INFORMATION

Mount Grace Priory is free to National Trust members except on event days. The priory is open until March 24 on Saturday and Sunday from 10am to 4pm.

The priory is located off the A19 close to Osmotherley. It takes one hour 20 minutes by car via the A1 and A19.

For more information visit english-heritage.org.uk or call 01609 883494.

The more monasteries I visit, the more I think “those monks had it good.”

I know it was a harsh life, living in a cell, withdrawing from the world, wearing sackcloth and copying religious manuscripts.

But the settings of these once thriving communities are, by and large, beautiful.
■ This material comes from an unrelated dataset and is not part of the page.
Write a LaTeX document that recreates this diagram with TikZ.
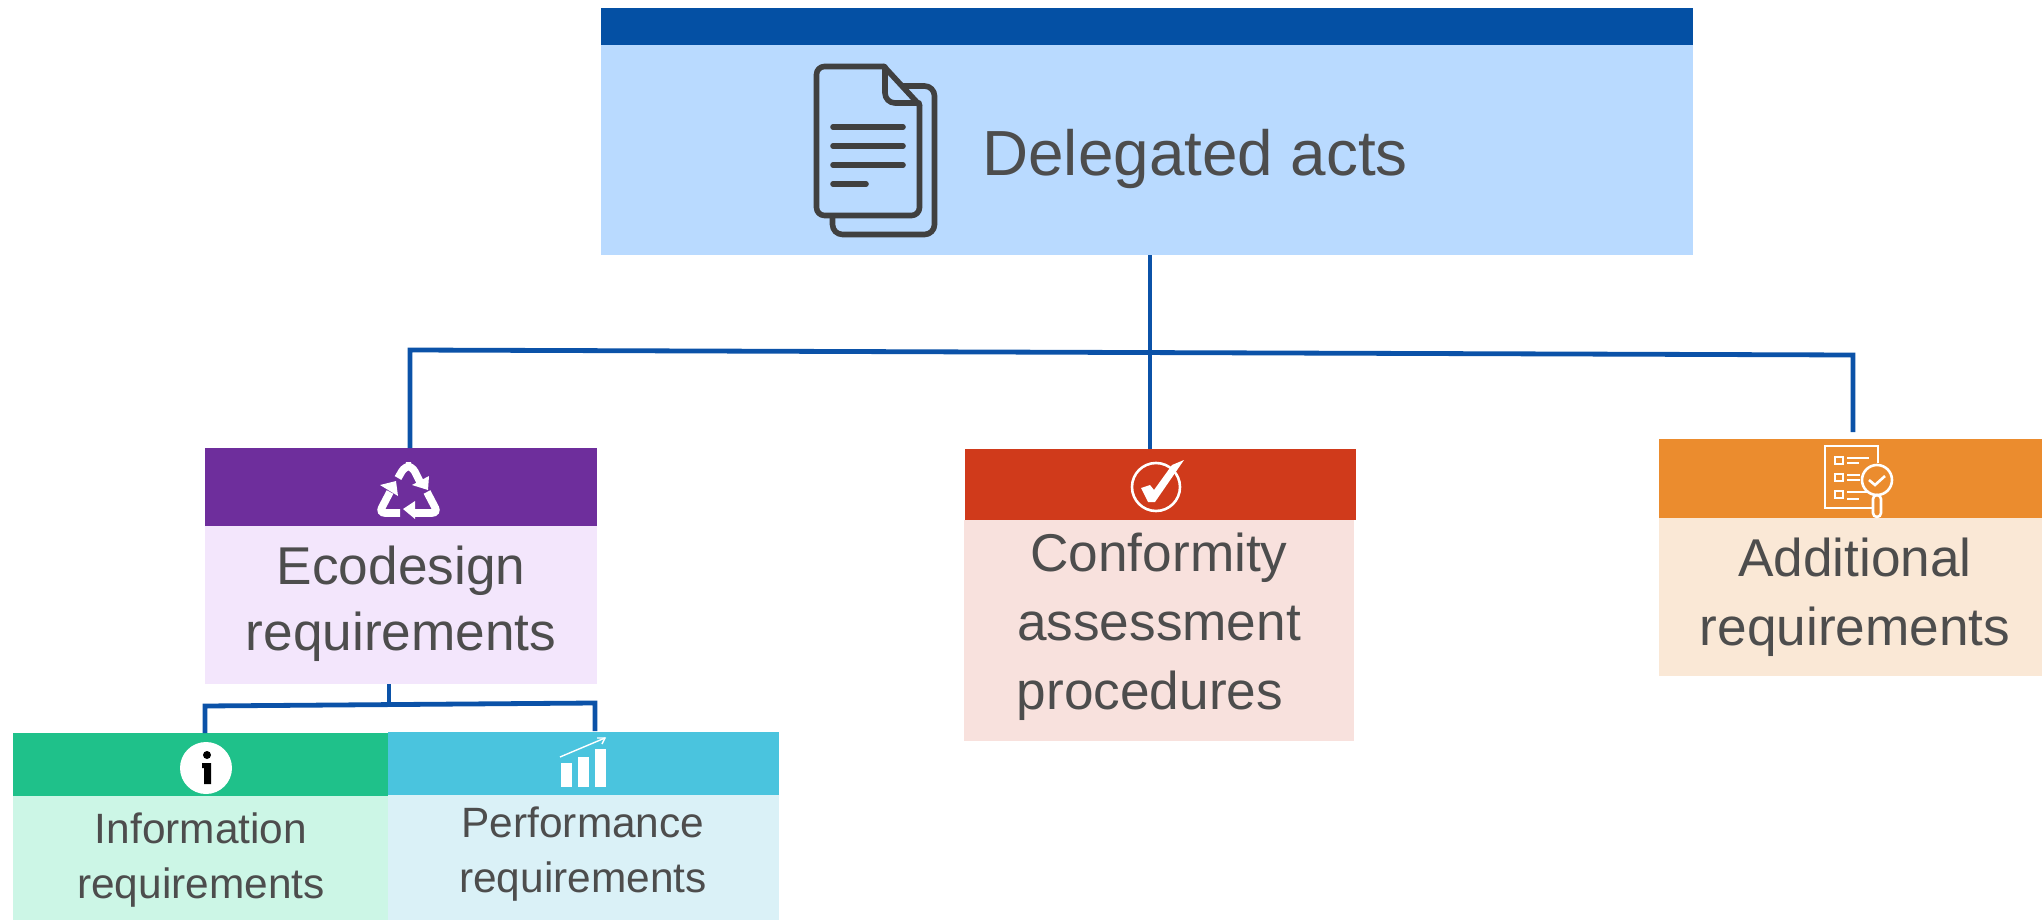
\documentclass[tikz,border=0pt]{standalone}
\usepackage{fontspec}
\setmainfont{Liberation Sans}
\definecolor{hdblue}{HTML}{0450A4}
\definecolor{bdblue}{HTML}{B9DAFF}
\definecolor{hdpurple}{HTML}{6E2E9C}
\definecolor{bdpurple}{HTML}{F3E6FC}
\definecolor{hdred}{HTML}{D03A1B}
\definecolor{bdred}{HTML}{F8E1DD}
\definecolor{hdorange}{HTML}{EB8C2E}
\definecolor{bdorange}{HTML}{FAE8D6}
\definecolor{hdgreen}{HTML}{1FC18A}
\definecolor{bdgreen}{HTML}{CCF6E6}
\definecolor{hdcyan}{HTML}{4AC4DE}
\definecolor{bdcyan}{HTML}{DAF1F7}
\definecolor{conncol}{HTML}{0B52A8}
\definecolor{txtcol}{HTML}{4D4D4D}
\definecolor{iconcol}{HTML}{404040}
\newcommand{\pxbox}[6]{%
  \pgfmathsetlengthmacro{\bw}{(#5-#3)*0.5pt}%
  \pgfmathsetlengthmacro{\bh}{(#6-#4)*0.5pt}%
  \node[boxn,fill=#2,minimum width=\bw,minimum height=\bh] (#1) at (#3,#4) {};}
\tikzset{
  boxn/.style={rectangle,anchor=north west,inner sep=0pt,outer sep=0pt,draw=none},
  conn/.style={draw=conncol,line width=2.4pt},
  biglabel/.style={text=txtcol,align=center,font=\fontsize{26.6}{34.5}\selectfont,inner sep=0pt},
  smalllabel/.style={text=txtcol,align=center,font=\fontsize{21.2}{27.5}\selectfont,inner sep=0pt},
  docline/.style={draw=iconcol,line width=2.8pt,line cap=round,line join=round},
  whiteline/.style={draw=white,line width=1.3pt},
  recyc/.style={draw=white,line width=3.8pt,rounded corners=3pt},
}
\begin{document}
\begin{tikzpicture}[x=0.5pt,y=-0.5pt]
\useasboundingbox (0,0) rectangle (2042,920);
% boxes
\pxbox{topB}{bdblue}{601}{45}{1693}{255}
\pxbox{topH}{hdblue}{601}{8}{1693}{45}
\pxbox{ecoB}{bdpurple}{205}{526}{597}{684}
\pxbox{ecoH}{hdpurple}{205}{448}{597}{526}
\pxbox{confB}{bdred}{964}{520}{1354}{741}
\pxbox{confH}{hdred}{965}{449}{1356}{520}
\pxbox{addB}{bdorange}{1659}{518}{2042}{676}
\pxbox{addH}{hdorange}{1659}{439}{2042}{518}
\pxbox{infoB}{bdgreen}{13}{796}{388}{920}
\pxbox{infoH}{hdgreen}{13}{733}{388}{796}
\pxbox{perfB}{bdcyan}{388}{795}{779}{920}
\pxbox{perfH}{hdcyan}{388}{732}{779}{795}
% labels
\node[text=txtcol,anchor=base west,inner sep=0pt,font=\fontsize{31.9}{36}\selectfont] (delegated) at (982,176) {Delegated acts};
\node[biglabel,font=\fontsize{26.6}{33}\selectfont] (ecoT) at (401,604) {Ecodesign\\requirements};
\node[biglabel] (confT) at (1159,627) {Conformity\\assessment\\procedures\hspace*{9pt}};
\node[biglabel] (addT) at (1855,597) {Additional\\requirements};
\node[smalllabel] (infoT) at (201,860) {Information\\requirements};
\node[smalllabel] (perfT) at (583,854) {Performance\\requirements};
% connectors
\coordinate (jl) at (410,350);
\coordinate (jc) at (1150,352);
\coordinate (jr) at (1853,355);
\coordinate (rend) at (1853,432);
\draw[conn] (topB.south -| jc) -- (jc |- confH.north);
\draw[conn] (jl |- ecoH.north) -- (jl) -- (jr) -- (rend);
\coordinate (kl) at (205,706);
\coordinate (kc) at (389,705);
\coordinate (kr) at (595,703);
\coordinate (kre) at (595,731);
\draw[conn] (kc |- ecoB.south) -- (kc);
\draw[conn] (kl |- infoH.north) -- (kl) -- (kr) -- (kre);
% document icon
\draw[docline,rounded corners=5pt] (903,86) -- (934.5,86) -- (934.5,234.5) -- (832.5,234.5) -- (832.5,218);
\draw[docline,fill=bdblue,rounded corners=4pt] (884,66.5) -- (816.5,66.5) -- (816.5,215.5) -- (919.5,215.5) -- (919.5,105);
\draw[docline] (884,66.5) -- (919.5,105);
\draw[docline,rounded corners=5pt] (885,67) -- (885,103) -- (919,103);
\draw[docline] (833,127) -- (903,127);
\draw[docline] (833,146) -- (903,146);
\draw[docline] (833,165) -- (903,165);
\draw[docline] (833,184) -- (866,184);
% recycling icon
\draw[recyc] (398,478) -- (405,466) -- (412,466) -- (420,482);
\fill[white] (429,476) -- (428,490) -- (412,485) -- cycle;
\draw[recyc] (400,513) -- (379,513) -- (390,492);
\fill[white] (380,485) -- (396,481) -- (398,496) -- cycle;
\draw[recyc] (427,492) -- (438,513) -- (415,513);
\fill[white] (403,509) -- (415,501) -- (415,519) -- cycle;
% check icon
\draw[whiteline] (1156,487) circle (24);
\fill[white] (1141,488) -- (1150,485) -- (1154,490) -- (1172,465) -- (1184,460) -- (1155,502) -- (1148,502) -- cycle;
% checklist icon
\begin{scope}[whiteline]
\draw (1878,463) -- (1878,446) -- (1825,446) -- (1825,508) -- (1872,508);
\draw (1835,457) rectangle (1843,464);
\draw (1835,474) rectangle (1843,481);
\draw (1835,491) rectangle (1843,498);
\draw (1847,458) -- (1869,458);
\draw (1847,463) -- (1859,463);
\draw (1847,475) -- (1860,475);
\draw (1847,480) -- (1860,480);
\draw (1847,492) -- (1867,492);
\draw (1847,499) -- (1859,499);
\draw (1877,480) circle (15);
\draw (1869,480) -- (1875,485) -- (1885,476);
\draw[rounded corners=2pt] (1873,495) rectangle (1881,517);
\end{scope}
% info icon
\fill[white] (206,768) circle (26);
\fill[black] (207,755) circle (4);
\fill[black] (202,763) -- (211,763) -- (211,784) -- (204,784) -- (204,768) -- (202,768) -- cycle;
% performance icon
\fill[white] (561,763) rectangle (572,787);
\fill[white] (578,757) rectangle (589,787);
\fill[white] (595,749) rectangle (606,787);
\draw[draw=white,line width=0.7pt] (560,757) -- (605,738);
\draw[draw=white,line width=0.7pt] (597,738) -- (605,738) -- (602,744);
\end{tikzpicture}
\end{document}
A life within such a tranquil place, away from the cut and thrust of everyday life, can’t have been so bad.

One of the lesser-known monasteries, Mount Grace Priory is the best-preserved of the ten Carthusian monasteries in England.

It’s location, beneath forested hills in the North York Moors National Park, feels far from anywhere, yet is just a stone’s throw from the busy A19 South Yorkshire to Sunderland road.

In fact, Mount Grace - which is well known for its snowdrops - lay on the medieval road from York to Durham, the modern entry track having origins in the medieval track that led off the main road to the priory gatehouse.

The priory was closed in 1539 under the Dissolution of the Monasteries and most of it buildings dismantled, but later, in the 17th century, the north guest house was converted into a comfortable residence.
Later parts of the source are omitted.